En realidad, no parecía que hubiera motivo para dudar. En su cuenta de LinkedIn aparecían lustrosos comentarios de sus excolegas. Pero las mentiras suelen terminar asomando alguna patita. Y en este caso ocurrió. En la redacción de los contratos, los trabajadores aceptaron que mientras estuvieran a prueba sólo cobrarían comisiones. Comisiones como sueldo durante los seis primeros meses. Muchos de los que aceptaron esas condiciones eran jóvenes en tiempo pandémico. A este respecto, finalmente, tal y como constató la BBC, ninguno de los empleados de Pájaro Loco recibió un sólo céntimo por seis meses de entregado trabajo. Aguantaron tratando de pasar la línea de meta. Los engañados pensaron que ellos eran los únicos que no cobraban, con la idea de que percibirían un sueldo suculento si pasaban el periodo de prueba.

Sin embargo, todo el castillo de naipes se vino abajo un día por la tarde.
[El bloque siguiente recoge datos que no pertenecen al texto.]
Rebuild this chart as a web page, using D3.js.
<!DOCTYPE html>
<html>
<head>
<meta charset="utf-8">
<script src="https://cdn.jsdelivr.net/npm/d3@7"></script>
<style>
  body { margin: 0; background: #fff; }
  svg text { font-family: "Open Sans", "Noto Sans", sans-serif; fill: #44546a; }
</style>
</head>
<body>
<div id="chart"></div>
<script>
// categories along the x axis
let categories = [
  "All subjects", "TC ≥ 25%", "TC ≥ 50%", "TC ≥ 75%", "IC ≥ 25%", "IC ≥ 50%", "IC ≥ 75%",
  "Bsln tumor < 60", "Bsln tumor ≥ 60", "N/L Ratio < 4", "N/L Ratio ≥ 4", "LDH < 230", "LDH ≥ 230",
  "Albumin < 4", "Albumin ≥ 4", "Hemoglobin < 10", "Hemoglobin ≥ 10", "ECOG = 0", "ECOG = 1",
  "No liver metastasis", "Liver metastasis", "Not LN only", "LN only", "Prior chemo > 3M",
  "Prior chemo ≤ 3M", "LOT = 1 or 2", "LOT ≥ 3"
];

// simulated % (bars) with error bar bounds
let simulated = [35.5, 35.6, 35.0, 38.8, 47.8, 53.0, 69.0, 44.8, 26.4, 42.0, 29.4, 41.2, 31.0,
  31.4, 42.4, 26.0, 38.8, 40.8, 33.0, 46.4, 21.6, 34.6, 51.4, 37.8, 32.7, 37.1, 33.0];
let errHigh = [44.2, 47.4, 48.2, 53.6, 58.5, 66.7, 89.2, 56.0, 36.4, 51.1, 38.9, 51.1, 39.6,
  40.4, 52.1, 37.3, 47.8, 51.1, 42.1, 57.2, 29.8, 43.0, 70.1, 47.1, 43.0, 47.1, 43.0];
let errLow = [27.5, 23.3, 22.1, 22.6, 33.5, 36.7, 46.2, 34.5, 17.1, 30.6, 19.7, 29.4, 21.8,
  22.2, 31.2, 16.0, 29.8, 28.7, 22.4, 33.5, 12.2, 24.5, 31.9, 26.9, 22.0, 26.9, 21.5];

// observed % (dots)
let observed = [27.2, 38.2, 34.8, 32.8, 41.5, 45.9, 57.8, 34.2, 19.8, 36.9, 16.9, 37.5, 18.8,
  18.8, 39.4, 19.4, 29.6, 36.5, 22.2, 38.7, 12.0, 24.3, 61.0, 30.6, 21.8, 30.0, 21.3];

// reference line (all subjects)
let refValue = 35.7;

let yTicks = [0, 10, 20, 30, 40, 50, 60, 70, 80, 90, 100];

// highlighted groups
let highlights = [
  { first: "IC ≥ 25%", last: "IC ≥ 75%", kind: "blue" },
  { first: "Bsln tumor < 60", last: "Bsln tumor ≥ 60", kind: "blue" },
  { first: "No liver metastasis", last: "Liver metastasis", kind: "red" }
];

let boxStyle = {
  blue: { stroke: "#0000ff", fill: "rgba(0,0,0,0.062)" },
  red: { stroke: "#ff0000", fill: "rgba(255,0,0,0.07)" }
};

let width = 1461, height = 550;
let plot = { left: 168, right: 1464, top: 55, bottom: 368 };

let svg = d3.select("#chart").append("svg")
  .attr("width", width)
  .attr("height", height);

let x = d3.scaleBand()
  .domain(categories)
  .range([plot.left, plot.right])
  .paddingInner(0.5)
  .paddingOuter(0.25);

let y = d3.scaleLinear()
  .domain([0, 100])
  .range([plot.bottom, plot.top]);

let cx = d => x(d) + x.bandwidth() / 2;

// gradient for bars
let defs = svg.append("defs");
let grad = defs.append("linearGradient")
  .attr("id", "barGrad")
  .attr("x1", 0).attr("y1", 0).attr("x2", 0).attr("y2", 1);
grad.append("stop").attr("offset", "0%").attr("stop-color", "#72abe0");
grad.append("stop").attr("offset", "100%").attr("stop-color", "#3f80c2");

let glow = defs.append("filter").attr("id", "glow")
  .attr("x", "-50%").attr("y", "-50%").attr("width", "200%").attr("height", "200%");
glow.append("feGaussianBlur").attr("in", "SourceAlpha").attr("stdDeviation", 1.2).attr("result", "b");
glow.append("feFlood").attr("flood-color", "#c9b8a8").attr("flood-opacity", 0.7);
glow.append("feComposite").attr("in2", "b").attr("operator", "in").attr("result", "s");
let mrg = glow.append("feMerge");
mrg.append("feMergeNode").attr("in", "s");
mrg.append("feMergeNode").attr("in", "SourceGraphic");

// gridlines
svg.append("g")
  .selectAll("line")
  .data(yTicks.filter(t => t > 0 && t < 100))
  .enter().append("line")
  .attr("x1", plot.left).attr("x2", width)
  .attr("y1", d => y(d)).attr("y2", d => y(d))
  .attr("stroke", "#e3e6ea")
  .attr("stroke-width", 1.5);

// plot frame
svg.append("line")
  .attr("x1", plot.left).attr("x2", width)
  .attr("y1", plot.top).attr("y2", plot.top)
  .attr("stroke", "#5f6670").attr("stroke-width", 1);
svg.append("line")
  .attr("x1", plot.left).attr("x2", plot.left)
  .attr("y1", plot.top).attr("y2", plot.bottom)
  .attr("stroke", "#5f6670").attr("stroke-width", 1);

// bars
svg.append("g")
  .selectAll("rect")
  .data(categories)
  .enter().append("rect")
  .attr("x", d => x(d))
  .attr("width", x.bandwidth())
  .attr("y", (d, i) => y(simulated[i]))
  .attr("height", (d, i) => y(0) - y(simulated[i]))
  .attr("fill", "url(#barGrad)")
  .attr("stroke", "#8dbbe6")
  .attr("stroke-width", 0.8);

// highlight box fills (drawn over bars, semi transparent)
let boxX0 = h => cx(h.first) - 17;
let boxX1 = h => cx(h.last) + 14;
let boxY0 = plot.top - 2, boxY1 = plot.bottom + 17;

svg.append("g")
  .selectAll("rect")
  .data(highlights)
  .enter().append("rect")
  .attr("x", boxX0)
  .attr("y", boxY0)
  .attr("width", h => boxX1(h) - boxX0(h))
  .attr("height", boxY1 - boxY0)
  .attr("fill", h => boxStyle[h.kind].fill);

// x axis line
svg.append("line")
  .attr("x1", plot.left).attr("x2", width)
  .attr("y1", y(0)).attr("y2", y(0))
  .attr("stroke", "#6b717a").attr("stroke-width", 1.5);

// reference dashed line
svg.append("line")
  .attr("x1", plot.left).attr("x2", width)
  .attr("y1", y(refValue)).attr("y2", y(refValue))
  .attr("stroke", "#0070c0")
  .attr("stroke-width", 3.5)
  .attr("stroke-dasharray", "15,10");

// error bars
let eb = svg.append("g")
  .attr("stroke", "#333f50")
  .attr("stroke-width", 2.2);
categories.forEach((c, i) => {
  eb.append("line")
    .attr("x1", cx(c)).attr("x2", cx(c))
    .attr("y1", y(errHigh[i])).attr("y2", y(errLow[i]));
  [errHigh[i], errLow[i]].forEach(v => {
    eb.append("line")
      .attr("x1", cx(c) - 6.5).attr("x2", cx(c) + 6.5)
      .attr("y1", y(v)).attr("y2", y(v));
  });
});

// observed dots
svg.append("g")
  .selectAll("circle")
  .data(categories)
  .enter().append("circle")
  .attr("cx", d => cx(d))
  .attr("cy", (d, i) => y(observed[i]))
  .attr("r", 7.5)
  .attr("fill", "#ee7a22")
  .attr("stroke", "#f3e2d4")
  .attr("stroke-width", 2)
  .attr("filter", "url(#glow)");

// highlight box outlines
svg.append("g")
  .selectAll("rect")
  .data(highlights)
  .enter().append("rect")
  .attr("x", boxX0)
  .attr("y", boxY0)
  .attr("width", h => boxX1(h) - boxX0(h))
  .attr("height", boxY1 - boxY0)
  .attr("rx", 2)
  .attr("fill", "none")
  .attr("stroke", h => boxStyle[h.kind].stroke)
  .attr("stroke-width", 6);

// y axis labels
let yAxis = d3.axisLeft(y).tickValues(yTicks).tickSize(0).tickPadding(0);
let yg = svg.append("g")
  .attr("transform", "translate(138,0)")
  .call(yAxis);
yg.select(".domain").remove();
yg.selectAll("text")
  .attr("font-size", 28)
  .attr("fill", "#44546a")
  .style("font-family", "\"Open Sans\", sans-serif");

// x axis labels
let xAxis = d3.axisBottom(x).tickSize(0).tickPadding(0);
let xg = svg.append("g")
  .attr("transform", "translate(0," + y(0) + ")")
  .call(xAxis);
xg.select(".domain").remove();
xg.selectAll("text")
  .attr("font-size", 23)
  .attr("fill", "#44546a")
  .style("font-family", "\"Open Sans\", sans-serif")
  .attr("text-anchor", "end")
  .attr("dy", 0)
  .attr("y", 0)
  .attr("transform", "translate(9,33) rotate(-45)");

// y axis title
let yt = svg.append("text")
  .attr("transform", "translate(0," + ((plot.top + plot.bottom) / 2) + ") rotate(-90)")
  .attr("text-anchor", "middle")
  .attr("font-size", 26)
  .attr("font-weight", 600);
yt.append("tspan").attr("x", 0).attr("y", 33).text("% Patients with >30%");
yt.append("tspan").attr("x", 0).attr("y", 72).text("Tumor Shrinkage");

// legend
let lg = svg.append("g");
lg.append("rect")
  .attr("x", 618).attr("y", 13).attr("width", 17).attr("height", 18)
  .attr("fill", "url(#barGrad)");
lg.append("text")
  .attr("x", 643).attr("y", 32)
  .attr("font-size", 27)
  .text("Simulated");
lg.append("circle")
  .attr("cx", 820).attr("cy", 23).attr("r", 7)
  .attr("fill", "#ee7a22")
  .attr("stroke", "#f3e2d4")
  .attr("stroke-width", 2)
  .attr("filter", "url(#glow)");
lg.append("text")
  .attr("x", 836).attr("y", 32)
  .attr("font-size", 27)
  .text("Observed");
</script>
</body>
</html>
Gemma Brett es una trabajadora, con buen currículum, que mordió el anzuelo. Fue una de las primeras en percatarse de que algo no iba bien. Así que usó, junto a otra compañera, buscadores de imágenes. Fue así como se dieron cuenta de que muchos de sus colegas no existían. Alguien escribía los correos en nombre de aquellas identidades falsas. Eran una amalgama de fotos robadas de diferentes esquinas de la red. Enseguida compartieron el alcance del engaño al resto.

Al menos seis de los directivos de Pájaro Loco eran perfiles inventados a los que se les había dado una identidad tan falsa como verosímil. Usando tecnología de reconocimiento facial, la BBC descubrió que la foto de Dave Stanfiled pertenecía en realidad a un constructor de paneles de abejas que vivía en Praga. El ciudadano checo no tenía ni idea de qué iba aquella vaina. La cadena británica también contrastó que Ayad nunca había trabajado en Nike. La cuenta de Instagram del malabarista del engaño, con 90.000 seguidores, era mera pantomima. Todo (o casi todo) era mentira.
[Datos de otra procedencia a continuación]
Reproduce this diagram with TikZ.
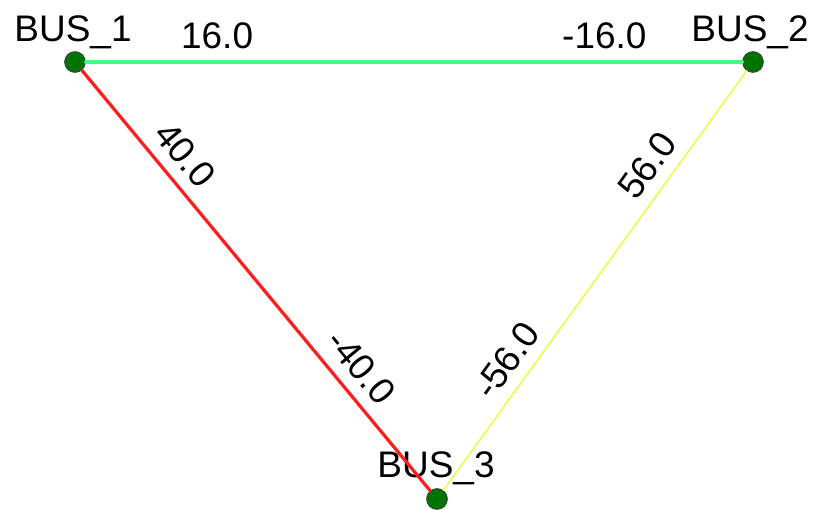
\documentclass[tikz,border=0pt]{standalone}
\usepackage{fontspec}
\setmainfont{Liberation Sans}
\usepackage{xcolor}
\definecolor{busfill}{RGB}{0,115,0}
\definecolor{flowgreen}{RGB}{64,255,128}
\definecolor{flowred}{RGB}{255,30,30}
\definecolor{flowyellow}{RGB}{225,255,60}

\begin{document}
\begin{tikzpicture}[font=\fontsize{26.3}{30}\selectfont,line cap=round,
  bus/.style={circle,fill=busfill,draw=black!75,line width=0.6pt,inner sep=0pt,minimum size=0.52cm},
  buslabel/.style={anchor=base,inner sep=0pt},
  flow/.style={sloped,above=0.28cm,inner sep=0pt,text=black},
  greenline/.style={flowgreen,line width=2.4pt},
  redline/.style={flowred,line width=2.3pt},
  yellowline/.style={flowyellow,line width=1.1pt,dash pattern=on 2.2pt off 0.6pt}]
\useasboundingbox (0,0) rectangle (20.45,12.725);
% buses
\node[bus] (b1) at (1.875,11.175) {};
\node[bus] (b2) at (18.825,11.175) {};
\node[bus] (b3) at (10.925,0.25) {};
\node[buslabel] (l1) at (1.825,11.675) {BUS\_1};
\node[buslabel] (l2) at (18.75,11.675) {BUS\_2};
\node[buslabel] (l3) at (10.9,0.8) {BUS\_3};
% branches
\draw[greenline] (b1) -- node[flow,pos=0.2]{16.0} node[flow,pos=0.79]{-16.0} (b2);
\draw[redline] (b1) -- node[flow,pos=0.24]{40.0} node[flow,pos=0.745]{-40.0} (b3);
\draw[yellowline] (b3) -- node[flow,pos=0.275]{-56.0} node[flow,pos=0.74]{56.0} (b2);
\end{tikzpicture}
\end{document}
"Estábamos creando oportunidades"

Los trabajadores engañados estaban devastados. Habían perdido mucho mucho tiempo. Tiempo, esperanza y energía. Uno de los contratos en India, un joven llamado Elvis John, planteaba lo siguiente: no sé -decía- si alguna vez quien hundió todo este engaño entenderá todo lo que nos hizo pasar. Después de un año de investigación, un equipo de la BBC localizó al muñidor de todo el embuste. Aquel tal Ali Ayed. Lo siguieron hasta una calle del oeste de Londres. Si se sorprendió con la presencia del equipo de televisión, no aparentó extrañeza ninguna. Se comportó con frialdad. "Estábamos tratando de crear oportunidades para la gente en medio del Covid". Esa fue toda su explicación.

¿Había alguien más moviendo los hilos? Esta es una de las preguntas que queda en el aire después de esta investigación periodística. Aunque, la gran cuestión es por qué lo hizo. Es posible que realmente hubiera intención de crear una empresa. Si el tomate no se hubiera descubierto, es posible que Pájaro Loco hubiera dado algún tipo de rentabilidad. Los contratados parecían gente solvente. Puede que hubiera dado dinero y nunca se hubiera conocido que todo había sido cimentado de una mentira.
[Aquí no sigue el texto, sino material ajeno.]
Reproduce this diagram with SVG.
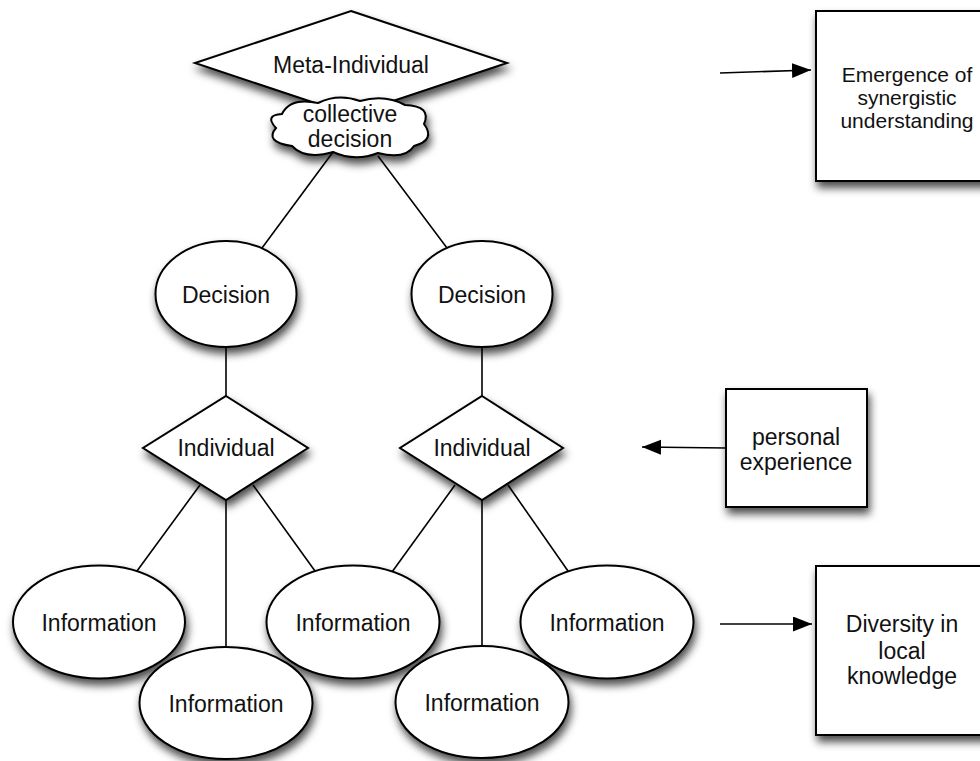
<svg xmlns="http://www.w3.org/2000/svg" width="980" height="761" viewBox="0 0 980 761">
<defs>
<filter id="sh" x="-20%" y="-20%" width="150%" height="160%">
<feDropShadow dx="2" dy="6" stdDeviation="4" flood-color="#000" flood-opacity="0.7"/>
</filter>
<marker id="ah" markerUnits="userSpaceOnUse" markerWidth="20" markerHeight="16" refX="19" refY="7.5" orient="auto">
<path d="M0,0 L19,7.5 L0,15 Z" fill="#000"/>
</marker>
<style>
.n{fill:#fff;stroke:#000;stroke-width:2;filter:url(#sh)}
.t{font-family:"Liberation Sans",Arial,Helvetica,sans-serif;font-size:23px;fill:#111;text-anchor:middle}
.s{font-size:21px}
.c line{stroke:#000;stroke-width:1.6}
</style>
</defs>
<rect width="980" height="761" fill="#fff"/>
<g id="connectors" class="c">
<line x1="333" y1="152" x2="262" y2="248"/>
<line x1="378" y1="156" x2="447" y2="248"/>
<line x1="226" y1="347" x2="226" y2="396"/>
<line x1="482" y1="347" x2="482" y2="396"/>
<line x1="200" y1="485" x2="137" y2="571"/>
<line x1="226" y1="500" x2="226" y2="647"/>
<line x1="253" y1="485" x2="315" y2="571"/>
<line x1="455" y1="485" x2="392" y2="572"/>
<line x1="482" y1="500" x2="482" y2="646"/>
<line x1="508" y1="485" x2="568" y2="571"/>
<line x1="720" y1="73" x2="811" y2="70" marker-end="url(#ah)"/>
<line x1="726" y1="448" x2="642" y2="447" marker-end="url(#ah)"/>
<line x1="720" y1="624" x2="812" y2="624" marker-end="url(#ah)"/>
</g>
<g id="meta-individual">
<polygon class="n" points="351,11 507,63 351,115 195,63"/>
<text class="t" x="351" y="73">Meta-Individual</text>
</g>
<g id="collective-decision">
<path class="n" d="M282 114 Q290 97 318 103 Q338 93 360 101 Q385 94 405 105 Q432 106 424 124 Q436 140 414 146 Q405 160 378 153 Q355 162 333 152 Q305 160 292 146 Q264 142 276 128 Q264 115 282 114 Z"/>
<text class="t" x="350" y="122">collective</text>
<text class="t" x="350" y="147">decision</text>
</g>
<g id="decision-left">
<ellipse class="n" cx="226" cy="294" rx="70.5" ry="53"/>
<text class="t" x="226" y="303">Decision</text>
</g>
<g id="decision-right">
<ellipse class="n" cx="482" cy="294" rx="70.5" ry="53"/>
<text class="t" x="482" y="303">Decision</text>
</g>
<g id="individual-left">
<polygon class="n" points="226,396 308,448 226,500 143,448"/>
<text class="t" x="226" y="456">Individual</text>
</g>
<g id="individual-right">
<polygon class="n" points="482,396 563,448 482,500 400,448"/>
<text class="t" x="482" y="456">Individual</text>
</g>
<g id="info-1">
<ellipse class="n" cx="99" cy="622" rx="86" ry="56.5"/>
<text class="t" x="99" y="631">Information</text>
</g>
<g id="info-3">
<ellipse class="n" cx="353" cy="622" rx="86.5" ry="56.5"/>
<text class="t" x="353" y="631">Information</text>
</g>
<g id="info-5">
<ellipse class="n" cx="607" cy="622" rx="86.5" ry="56.5"/>
<text class="t" x="607" y="631">Information</text>
</g>
<g id="info-2">
<ellipse class="n" cx="226" cy="703" rx="86.5" ry="56"/>
<text class="t" x="226" y="712">Information</text>
</g>
<g id="info-4">
<ellipse class="n" cx="482" cy="702" rx="86.5" ry="56"/>
<text class="t" x="482" y="711">Information</text>
</g>
<g id="emergence">
<rect class="n" x="816" y="11" width="186" height="170"/>
<text class="t s" x="907" y="82">Emergence of</text>
<text class="t s" x="907" y="105">synergistic</text>
<text class="t s" x="907" y="128">understanding</text>
</g>
<g id="personal-experience">
<rect class="n" x="726" y="389" width="141" height="118"/>
<text class="t" x="796" y="445">personal</text>
<text class="t" x="796" y="470">experience</text>
</g>
<g id="diversity">
<rect class="n" x="816" y="566" width="172" height="169"/>
<text class="t" x="902" y="632">Diversity in</text>
<text class="t" x="902" y="659">local</text>
<text class="t" x="902" y="684">knowledge</text>
</g>
</svg>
Pero otra explicación puede ir más allá del dinero. Parecía disfrutar con esa identidad de jefe, de CEO de una compañía rumbosa. Puede que necesitase sentirse un jefe cool. Aprovechó que comunicarse a través de una pantalla se convirtió en regla. Pensó que había logrado crear un universo donde era admirado por su identidad virtual. Admirado por un montón de mentiras.

Y lo más asombroso y lo más inquietante es que vivimos en una época en la que casi le funciona.